Practical help from REACHING FOR HOPE
Here's another excerpt from Reaching for Hope: strategies and support for the partners of transgender people, which launches in early December!
Routine Activities Might Get Harder
Trans people spend lifetimes equipping themselves to live as the gender they were assigned at birth. The physical realities and social demands of being a particular sex require routines that are part of maintaining that false persona. Trans women shave their faces and cut their hair short. Trans men cope with menstruation and shave legs and armpits. It’s simply the way things are.
But once a person begins to taste the freedom of gender authenticity, these activities can transform from daily drudgery to something much more painful.

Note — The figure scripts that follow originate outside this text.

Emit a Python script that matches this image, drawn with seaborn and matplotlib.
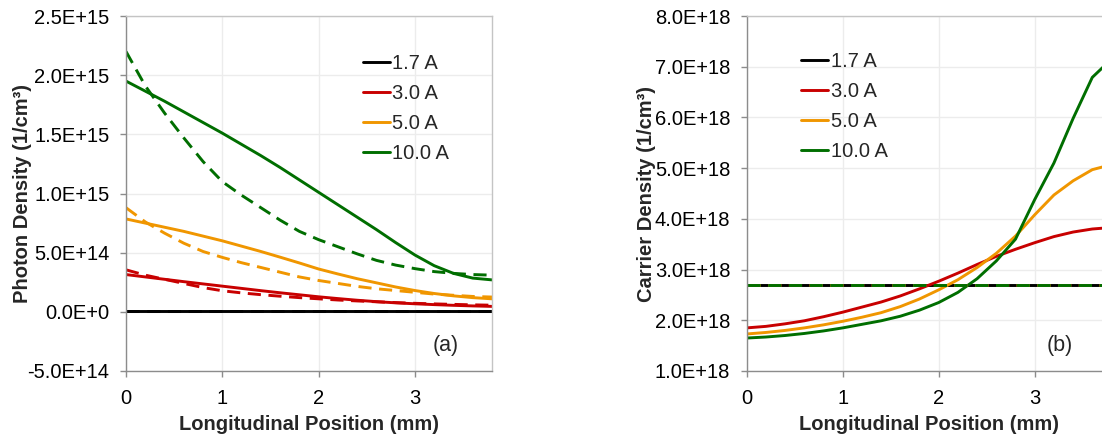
import numpy as np
import pandas as pd
import matplotlib
matplotlib.use("Agg")
import matplotlib.pyplot as plt
import seaborn as sns

# ---------------- data ----------------
position_mm = [0.0, 0.2, 0.4, 0.6, 0.8, 1.0, 1.2, 1.4, 1.6, 1.8,
               2.0, 2.2, 2.4, 2.6, 2.8, 3.0, 3.2, 3.4, 3.6, 3.8]

currents = ["1.7 A", "3.0 A", "5.0 A", "10.0 A"]
colors = ["#000000", "#C80000", "#F09600", "#006E00"]

# Photon density, units of 1E15 1/cm^3 (solid lines)
photon_solid_1p7 = [0.003] * 20
photon_solid_3p0 = [0.315, 0.295, 0.275, 0.255, 0.236, 0.217, 0.198, 0.179, 0.161, 0.144,
                    0.127, 0.112, 0.098, 0.086, 0.076, 0.068, 0.061, 0.055, 0.050, 0.046]
photon_solid_5p0 = [0.785, 0.750, 0.715, 0.680, 0.640, 0.600, 0.555, 0.510, 0.462, 0.413,
                    0.362, 0.320, 0.280, 0.245, 0.210, 0.180, 0.155, 0.135, 0.120, 0.110]
photon_solid_10p0 = [1.950, 1.865, 1.780, 1.690, 1.600, 1.510, 1.415, 1.320, 1.220, 1.115,
                     1.010, 0.905, 0.800, 0.695, 0.585, 0.480, 0.390, 0.325, 0.285, 0.270]
# Photon density (dashed lines)
photon_dash_1p7 = [0.003] * 20
photon_dash_3p0 = [0.355, 0.310, 0.275, 0.240, 0.205, 0.178, 0.160, 0.145, 0.132, 0.120,
                   0.110, 0.100, 0.092, 0.085, 0.078, 0.072, 0.067, 0.063, 0.059, 0.056]
photon_dash_5p0 = [0.880, 0.760, 0.665, 0.580, 0.510, 0.460, 0.415, 0.375, 0.335, 0.295,
                   0.265, 0.240, 0.215, 0.195, 0.180, 0.165, 0.150, 0.140, 0.130, 0.125]
photon_dash_10p0 = [2.200, 1.910, 1.680, 1.470, 1.270, 1.100, 0.985, 0.880, 0.775, 0.680,
                    0.610, 0.550, 0.490, 0.435, 0.395, 0.365, 0.340, 0.325, 0.315, 0.310]

# Carrier density, units of 1E18 1/cm^3 (solid lines)
carrier_solid_1p7 = [2.70] * 20
carrier_solid_3p0 = [1.85, 1.88, 1.93, 1.99, 2.07, 2.16, 2.26, 2.36, 2.48, 2.62,
                     2.77, 2.93, 3.10, 3.26, 3.40, 3.53, 3.65, 3.74, 3.80, 3.83]
carrier_solid_5p0 = [1.73, 1.76, 1.80, 1.85, 1.91, 1.98, 2.06, 2.15, 2.27, 2.42,
                     2.60, 2.80, 3.04, 3.32, 3.66, 4.08, 4.47, 4.75, 4.97, 5.07]
carrier_solid_10p0 = [1.65, 1.67, 1.70, 1.74, 1.79, 1.85, 1.92, 1.99, 2.08, 2.20,
                      2.35, 2.55, 2.82, 3.17, 3.60, 4.38, 5.10, 5.98, 6.79, 7.15]
# Carrier density (dashed lines, clamped at threshold)
carrier_dash_1p7 = [2.70] * 20
carrier_dash_3p0 = [2.70] * 20
carrier_dash_5p0 = [2.70] * 20
carrier_dash_10p0 = [2.70] * 20

photon_yticks = [-5e14, 0, 5e14, 1e15, 1.5e15, 2e15, 2.5e15]
photon_ylabels = ["-5.0E+14", "0.0E+0", "5.0E+14", "1.0E+15", "1.5E+15", "2.0E+15", "2.5E+15"]
carrier_yticks = [1e18, 2e18, 3e18, 4e18, 5e18, 6e18, 7e18, 8e18]
carrier_ylabels = ["1.0E+18", "2.0E+18", "3.0E+18", "4.0E+18", "5.0E+18", "6.0E+18", "7.0E+18", "8.0E+18"]
xticks = [0, 1, 2, 3]

# ---------------- style ----------------
sns.set_style("white")
plt.rcParams["font.family"] = ["Liberation Sans", "DejaVu Sans"]

fig = plt.figure(figsize=(11.02, 4.41), dpi=100)
W, H = 1102.0, 441.0
ax1 = fig.add_axes([126 / W, 70 / H, 366 / W, 355 / H])
ax2 = fig.add_axes([746.7 / W, 70 / H, 364.8 / W, 355 / H])

LW = 2.1
DASH = (0, (4.5, 2.6))


def draw(ax, solids, dashes, scale):
    x = np.array(position_mm)
    handles = []
    for vals, c, lab in zip(solids, colors, currents):
        sns.lineplot(x=x, y=np.array(vals) * scale, ax=ax, color=c, lw=LW,
                     estimator=None, sort=False, legend=False)
        handles.append(ax.lines[-1])
        ax.lines[-1].set_label(lab)
    for vals, c in zip(dashes, colors):
        sns.lineplot(x=x, y=np.array(vals) * scale, ax=ax, color=c, lw=LW,
                     estimator=None, sort=False, legend=False)
        ax.lines[-1].set_linestyle(DASH)
    return handles


h1 = draw(ax1,
          [photon_solid_1p7, photon_solid_3p0, photon_solid_5p0, photon_solid_10p0],
          [photon_dash_1p7, photon_dash_3p0, photon_dash_5p0, photon_dash_10p0], 1e15)
h2 = draw(ax2,
          [carrier_solid_1p7, carrier_solid_3p0, carrier_solid_5p0, carrier_solid_10p0],
          [carrier_dash_1p7, carrier_dash_3p0, carrier_dash_5p0, carrier_dash_10p0], 1e18)

for ax, yt, yl, ylabel, tag, tagx in [
        (ax1, photon_yticks, photon_ylabels, "Photon Density (1/cm³)", "(a)", 0.873),
        (ax2, carrier_yticks, carrier_ylabels, "Carrier Density (1/cm³)", "(b)", 0.857)]:
    ax.set_xlim(0, 3.8)
    ax.set_ylim(yt[0], yt[-1])
    ax.set_xticks(xticks)
    ax.set_xticklabels([str(v) for v in xticks])
    ax.set_yticks(yt)
    ax.set_yticklabels(yl)
    ax.grid(True, color="#ececec", lw=1.0)
    ax.set_axisbelow(True)
    for s in ["left", "bottom"]:
        ax.spines[s].set_color("#8c8c8c")
        ax.spines[s].set_linewidth(1.0)
    for s in ["top", "right"]:
        ax.spines[s].set_color("#c4c4c4")
        ax.spines[s].set_linewidth(1.0)
    ax.tick_params(axis="both", which="major", direction="out", length=4.3, width=1.0,
                   color="#8c8c8c", labelsize=14.5, labelcolor="#000000",
                   left=True, bottom=True)
    ax.tick_params(axis="y", pad=7.5)
    ax.tick_params(axis="x", pad=9.0)
    ax.set_xlabel("Longitudinal Position (mm)", fontsize=14.5, fontweight="bold")
    ax.set_ylabel(ylabel, fontsize=14.5, fontweight="bold")
    ax.xaxis.set_label_coords(0.5, -0.125)
    ax.text(tagx, 0.073, tag, transform=ax.transAxes, fontsize=15.5,
            ha="center", va="center")

ax1.yaxis.set_label_coords(-0.258, 0.5)
ax2.yaxis.set_label_coords(-0.25, 0.5)

leg_kw = dict(loc="upper left", frameon=False, fontsize=14.5, handlelength=1.35,
              handletextpad=0.12, labelspacing=0.55, borderpad=0, borderaxespad=0)
ax1.legend(handles=h1, labels=currents, bbox_to_anchor=(0.647, 0.893), **leg_kw)
ax2.legend(handles=h2, labels=currents, bbox_to_anchor=(0.149, 0.899), **leg_kw)

fig.savefig("out.png", dpi=100)
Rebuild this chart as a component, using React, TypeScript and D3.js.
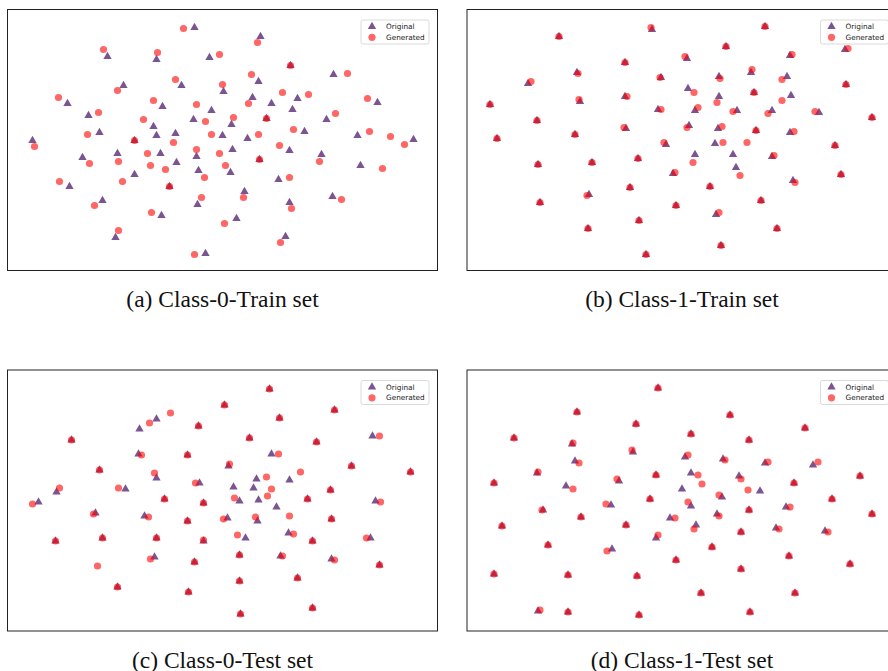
import React, { useRef, useEffect } from 'react';
import * as d3 from 'd3';

// t-SNE embeddings (arbitrary units), [dim1, dim2]
const class0TrainOriginal = [
  [18.7, 24.3], [10.0, 21.4], [14.9, 21.1], [20.2, 21.3], [11.6, 18.5], [17.4, 18.5], [21.6, 17.9],
  [6.0, 16.7], [15.5, 16.4], [8.1, 15.5], [20.4, 16.0], [18.6, 15.1], [14.6, 14.4], [9.2, 13.8],
  [14.9, 13.5], [16.8, 13.7], [21.5, 13.5], [2.5, 13.0], [12.7, 13.0], [11.0, 11.7], [15.3, 11.7],
  [18.9, 11.4], [7.5, 11.3], [16.9, 10.8], [19.1, 10.0], [12.7, 9.6], [6.2, 8.4], [16.2, 8.4],
  [9.5, 7.0], [19.0, 6.6], [15.4, 5.5], [10.8, 3.3], [19.8, 1.7],
  [25.3, 23.4], [28.3, 20.5], [32.6, 19.6], [25.1, 18.9], [24.5, 17.3], [29.0, 17.2], [26.4, 16.7],
  [37.0, 16.8], [28.5, 16.1], [31.9, 15.1], [22.4, 14.6], [25.9, 15.2], [24.0, 13.2], [29.7, 13.9],
  [35.0, 13.5], [40.6, 13.1], [22.5, 12.1], [28.2, 12.0], [31.4, 11.6], [25.2, 11.1], [35.3, 10.5],
  [22.3, 9.8], [27.1, 9.1], [23.7, 7.9], [32.5, 7.4], [28.2, 6.8], [22.9, 5.2], [27.8, 3.4],
];
const class0TrainGenerated = [
  [17.6, 24.2], [9.6, 22.1], [15.0, 21.8], [21.2, 21.6], [16.8, 19.1], [11.0, 18.0], [21.5, 18.6],
  [5.1, 17.3], [14.6, 17.0], [18.9, 16.6], [9.1, 15.8], [13.6, 15.1], [19.8, 14.9], [8.0, 13.6],
  [20.4, 13.6], [12.7, 13.0], [16.6, 12.8], [2.7, 12.4], [14.0, 11.7], [18.9, 12.1], [21.2, 11.7],
  [11.1, 10.9], [8.2, 10.7], [14.3, 10.5], [15.8, 10.1], [21.8, 10.5], [19.7, 9.3], [5.2, 8.9],
  [11.5, 8.9], [16.2, 8.4], [19.4, 7.3], [8.7, 6.5], [14.4, 5.8], [21.7, 4.7], [11.1, 4.0], [18.7, 1.6],
  [25.0, 22.8], [28.3, 20.5], [24.4, 19.6], [34.0, 19.7], [27.5, 17.8], [30.1, 17.6], [24.1, 16.7],
  [36.0, 17.2], [32.8, 15.7], [22.6, 15.3], [25.9, 15.2], [25.1, 13.6], [28.6, 14.1], [36.2, 13.9],
  [38.3, 13.4], [39.7, 12.6], [27.2, 12.5], [25.2, 11.1], [31.2, 10.9], [37.5, 10.2], [28.2, 9.3],
  [23.6, 7.3], [33.4, 7.1], [28.4, 6.2], [27.3, 2.8],
];

const class1TrainOriginal = [
  [18.5, 24.1], [9.2, 23.4], [15.8, 20.8], [11.0, 19.8], [6.1, 18.7], [19.4, 19.3], [15.8, 17.4],
  [11.3, 16.9], [2.3, 16.6], [19.1, 16.1], [7.0, 15.0], [15.9, 14.2], [10.8, 13.6], [3.0, 13.2],
  [19.9, 12.6], [17.1, 11.2], [7.1, 10.6], [12.5, 10.8], [20.6, 9.7], [16.3, 8.3], [7.3, 6.8],
  [12.2, 7.6], [20.9, 6.5], [17.2, 5.0], [12.1, 4.2], [17.9, 1.6],
  [29.8, 24.4], [25.9, 22.4], [22.0, 21.2], [32.3, 21.5], [37.8, 22.1], [25.2, 19.4], [28.4, 19.8],
  [32.0, 19.4], [22.1, 18.2], [28.7, 17.8], [37.9, 18.6], [25.2, 17.4], [32.4, 17.5], [22.8, 16.0],
  [27.0, 16.0], [30.5, 16.0], [35.2, 15.8], [40.5, 15.3], [22.2, 14.5], [25.1, 14.2], [28.9, 14.0],
  [32.3, 13.8], [24.8, 12.7], [36.8, 12.5], [22.8, 11.6], [26.6, 11.6], [30.5, 11.4], [26.9, 10.3],
  [37.4, 9.6], [32.6, 9.0], [24.3, 8.4], [29.4, 7.0], [24.9, 5.6], [31.0, 4.2], [25.4, 2.5],
];
const class1TrainGenerated = [
  [18.4, 24.3], [9.2, 23.4], [15.8, 20.8], [11.1, 19.7], [6.4, 18.9], [19.3, 19.3], [16.0, 17.4],
  [11.2, 17.1], [2.3, 16.6], [19.4, 16.1], [7.0, 15.0], [15.7, 14.3], [10.8, 13.6], [3.0, 13.2],
  [19.7, 12.8], [17.1, 11.2], [7.1, 10.6], [12.5, 10.8], [20.8, 9.8], [16.3, 8.3], [7.3, 6.8],
  [12.0, 7.5], [20.9, 6.5], [17.2, 5.0], [12.1, 4.2], [17.9, 1.6],
  [29.8, 24.4], [25.9, 22.4], [21.8, 21.4], [32.5, 21.6], [38.1, 22.2], [25.3, 19.2], [28.5, 20.1],
  [31.5, 19.1], [22.7, 17.8], [28.7, 17.8], [37.9, 18.6], [25.0, 16.8], [31.5, 17.0], [23.1, 16.3],
  [26.6, 15.9], [30.1, 15.7], [34.8, 15.9], [40.5, 15.3], [22.0, 14.3], [25.5, 14.4], [28.9, 14.0],
  [32.7, 13.9], [25.6, 12.8], [28.0, 12.8], [36.8, 12.5], [22.6, 10.8], [30.7, 11.5], [27.3, 9.5],
  [37.4, 9.6], [32.8, 8.8], [24.3, 8.4], [29.4, 7.0], [25.2, 5.8], [31.0, 4.2], [25.4, 2.5],
];

const class0TestOriginal = [
  [21.7, 22.6], [14.9, 21.2], [13.2, 20.2], [19.1, 20.5], [6.4, 19.1], [13.1, 17.7], [18.0, 17.6],
  [22.1, 16.5], [9.2, 16.1], [14.9, 15.3], [4.9, 13.9], [11.8, 14.2], [19.2, 14.8], [15.7, 13.2],
  [3.1, 12.9], [19.6, 12.8], [8.8, 11.8], [13.7, 11.5], [18.0, 11.0], [22.0, 11.3], [4.8, 9.0],
  [9.5, 9.3], [14.9, 9.3], [19.6, 9.0], [14.7, 7.4], [18.7, 6.9], [11.0, 4.4], [18.1, 3.9],
  [26.2, 24.2], [32.7, 22.1], [27.2, 21.3], [24.2, 19.3], [30.9, 18.9], [36.5, 19.5], [26.4, 17.7],
  [34.4, 16.5], [40.3, 15.9], [24.9, 15.2], [28.2, 15.1], [22.6, 14.4], [24.6, 14.3], [32.3, 14.1],
  [23.2, 13.0], [25.1, 13.1], [26.9, 12.4], [30.0, 13.2], [36.8, 13.0], [25.0, 11.0], [32.4, 11.2],
  [23.8, 9.3], [28.1, 9.8], [30.5, 9.0], [36.3, 9.3], [23.2, 7.6], [27.3, 7.5], [32.4, 7.2],
  [37.2, 6.6], [23.2, 5.0], [29.0, 5.3], [30.5, 2.3], [23.3, 1.7],
];
const class0TestGenerated = [
  [21.7, 22.6], [16.3, 21.8], [14.2, 20.8], [19.1, 20.5], [6.4, 19.1], [13.4, 17.6], [18.0, 17.6],
  [22.2, 16.7], [9.2, 16.1], [14.7, 15.8], [5.2, 14.3], [11.1, 14.3], [18.8, 14.8], [15.7, 13.2],
  [2.5, 12.7], [19.6, 12.8], [8.6, 11.7], [14.1, 11.4], [18.0, 11.0], [21.6, 11.2], [4.8, 9.0],
  [9.5, 9.3], [14.9, 9.3], [19.6, 9.1], [14.3, 7.2], [18.7, 6.9], [9.0, 6.5], [11.0, 4.4], [18.1, 3.9],
  [26.2, 24.2], [32.7, 22.1], [27.2, 21.3], [24.2, 19.3], [30.9, 18.9], [37.2, 19.5], [27.1, 17.7],
  [34.4, 16.5], [40.3, 15.9], [29.3, 15.9], [25.9, 15.4], [26.4, 14.2], [32.3, 14.1], [22.7, 13.3],
  [26.0, 13.5], [30.0, 13.2], [37.3, 12.9], [24.8, 11.4], [28.2, 11.5], [32.4, 11.2], [23.0, 9.6],
  [28.6, 9.7], [30.5, 9.0], [35.9, 9.3], [23.2, 7.6], [27.5, 7.5], [32.7, 7.1], [37.2, 6.6],
  [23.2, 5.0], [29.0, 5.3], [30.5, 2.3], [23.3, 1.7],
];

const class1TestOriginal = [
  [19.1, 24.3], [11.0, 21.9], [16.9, 20.7], [4.7, 19.3], [10.5, 18.7], [16.6, 17.9], [10.8, 17.0],
  [7.0, 15.8], [2.7, 14.8], [18.9, 15.6], [15.2, 15.0], [9.9, 14.5], [18.3, 13.2], [14.4, 12.6],
  [7.6, 12.1], [11.4, 11.4], [20.3, 11.3], [3.5, 10.5], [15.9, 10.6], [8.1, 8.6], [18.9, 9.3],
  [14.5, 8.2], [20.9, 7.1], [2.7, 5.7], [10.1, 5.6], [17.0, 5.5], [7.1, 2.0], [10.1, 1.9], [17.2, 1.6],
  [26.3, 21.6], [33.8, 20.3], [22.4, 19.7], [28.2, 19.1], [21.8, 17.4], [25.6, 17.2], [29.8, 16.8],
  [34.6, 16.6], [22.4, 15.8], [39.3, 15.5], [27.2, 15.5], [32.7, 14.8], [21.5, 14.2], [29.3, 14.0],
  [25.5, 13.4], [36.5, 13.2], [22.4, 12.5], [31.9, 12.4], [28.2, 12.1], [25.0, 11.7], [40.5, 11.7],
  [22.9, 10.6], [30.9, 10.3], [35.8, 10.0], [27.4, 9.9], [24.5, 8.4], [32.2, 7.5], [38.3, 6.7],
  [27.4, 6.2], [23.4, 3.8], [32.8, 3.8], [28.3, 1.9],
];
const class1TestGenerated = [
  [19.1, 24.3], [11.0, 21.9], [16.9, 20.7], [4.7, 19.3], [10.6, 18.8], [16.5, 18.1], [11.2, 16.8],
  [7.1, 15.9], [2.7, 14.8], [18.9, 15.6], [15.0, 15.2], [10.6, 14.2], [18.3, 13.2], [13.9, 12.7],
  [7.5, 12.1], [11.4, 11.4], [20.8, 11.3], [3.5, 10.5], [15.9, 10.6], [8.1, 8.6], [19.1, 9.6],
  [14.0, 8.0], [20.9, 7.1], [2.7, 5.7], [10.1, 5.6], [17.0, 5.5], [7.3, 2.1], [10.1, 1.9], [17.2, 1.6],
  [26.3, 21.6], [33.8, 20.3], [22.4, 19.7], [28.2, 19.1], [22.1, 17.6], [25.8, 17.1], [30.1, 16.9],
  [35.1, 16.9], [23.1, 15.6], [39.3, 15.5], [27.4, 15.2], [23.5, 14.7], [32.7, 14.8], [28.1, 14.1],
  [25.2, 13.6], [36.5, 13.2], [22.1, 12.9], [32.3, 12.4], [28.2, 12.1], [25.2, 11.5], [40.5, 11.7],
  [22.7, 10.2], [31.2, 10.2], [36.1, 9.9], [27.4, 9.9], [24.5, 8.4], [32.2, 7.5], [38.3, 6.7],
  [27.4, 6.2], [23.4, 3.8], [32.8, 3.8], [28.3, 1.9],
];

const captions = ['(a) Class-0-Train set', '(b) Class-1-Train set', '(c) Class-0-Test set', '(d) Class-1-Test set'];
const seriesNames = ['Original', 'Generated'];

const panels = [
  { original: class0TrainOriginal, generated: class0TrainGenerated, caption: captions[0], x: 7.5, y: 9.5 },
  { original: class1TrainOriginal, generated: class1TrainGenerated, caption: captions[1], x: 467, y: 9.5 },
  { original: class0TestOriginal, generated: class0TestGenerated, caption: captions[2], x: 7.5, y: 370 },
  { original: class1TestOriginal, generated: class1TestGenerated, caption: captions[3], x: 467, y: 370 },
];

const TRI_COLOR = '#7b5592';
const GEN_COLOR = '#ff0000';
const GEN_ALPHA = 0.6;

function App() {
  const svgRef = useRef(null);
  const width = 888;
  const height = 671;

  useEffect(() => {
    const svg = d3.select(svgRef.current);
    svg.selectAll('*').remove();

    const panelW = 430;
    const panelH = 261;

    const xScale = d3.scaleLinear().domain([0, 43]).range([0, panelW]);
    const yScale = d3.scaleLinear().domain([0, 26.1]).range([panelH, 0]);

    const triangle = d3.symbol().type(d3.symbolTriangle).size(30);

    panels.forEach(p => {
      const g = svg.append('g').attr('transform', `translate(${p.x},${p.y})`);

      g.append('rect')
        .attr('width', panelW)
        .attr('height', panelH)
        .attr('fill', 'white');

      // original samples (triangles)
      g.selectAll('.orig')
        .data(p.original)
        .enter()
        .append('path')
        .attr('d', triangle)
        .attr('transform', d => `translate(${xScale(d[0])},${yScale(d[1])})`)
        .attr('fill', TRI_COLOR);

      // generated samples (circles, drawn on top)
      g.selectAll('.gen')
        .data(p.generated)
        .enter()
        .append('circle')
        .attr('cx', d => xScale(d[0]))
        .attr('cy', d => yScale(d[1]))
        .attr('r', 3.6)
        .attr('fill', GEN_COLOR)
        .attr('fill-opacity', GEN_ALPHA);

      // frame
      g.append('rect')
        .attr('width', panelW)
        .attr('height', panelH)
        .attr('fill', 'none')
        .attr('stroke', '#222')
        .attr('stroke-width', 1);

      // legend
      const legend = g.append('g').attr('transform', `translate(${panelW - 76.5},10.5)`);
      legend.append('rect')
        .attr('width', 68)
        .attr('height', 24)
        .attr('rx', 2)
        .attr('fill', 'white')
        .attr('fill-opacity', 0.8)
        .attr('stroke', '#d0d0d0')
        .attr('stroke-width', 0.8);
      legend.append('path')
        .attr('d', triangle)
        .attr('transform', 'translate(11,6.6)')
        .attr('fill', TRI_COLOR);
      legend.append('circle')
        .attr('cx', 11)
        .attr('cy', 17.3)
        .attr('r', 3.6)
        .attr('fill', GEN_COLOR)
        .attr('fill-opacity', GEN_ALPHA);
      seriesNames.forEach((name, i) => {
        legend.append('text')
          .attr('x', 25)
          .attr('y', 6.6 + i * 10.8)
          .attr('dy', '0.35em')
          .style('font-family', 'DejaVu Sans, sans-serif')
          .style('font-size', '7.3px')
          .style('fill', '#222')
          .text(name);
      });

      // caption
      g.append('text')
        .attr('x', panelW / 2)
        .attr('y', panelH + 36.5)
        .attr('text-anchor', 'middle')
        .style('font-family', 'Liberation Serif, Times New Roman, serif')
        .style('font-size', '23.5px')
        .style('fill', '#111')
        .text(p.caption);
    });
  }, []);

  return (
    <svg
      ref={svgRef}
      width={width}
      height={height}
      style={{ position: 'absolute', left: 0, top: 0, background: 'white', overflow: 'hidden' }}
    ></svg>
  );
}

export default App;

Even showering can be an excruciating reminder their body is not aligned with their essential being.
Changing the way these activities are performed can assuage the discomfort a bit. For example, some trans people shower in a bathing suit. Razor types can be swapped for those marketed toward your beloved’s gender. The use of period underwear (particularly in boxer-brief shapes) can reduce the dysphoria of having to carry and change sanitary napkins or tampons. These products can be ordered online or shopped for by you to further reduce the triggers.
Many of our gender presentation demands are silly, and hopefully one of the benefits of your partner’s transition will be to help you both recognize the inanity of these cultural expectations. The more publicly a person is out, the more they can release culturally demanded gender routines. But the transition away from these expectations can be hard for your loved one, and it’s best to be prepared for that pain.
My experience of being trans is a complete loss of sexuality, loss of privilege, loss of friends and sometimes family, loss of—well pretty much everything—only to gain the simple ability to honestly exist in this world as the person you’ve known you were all along.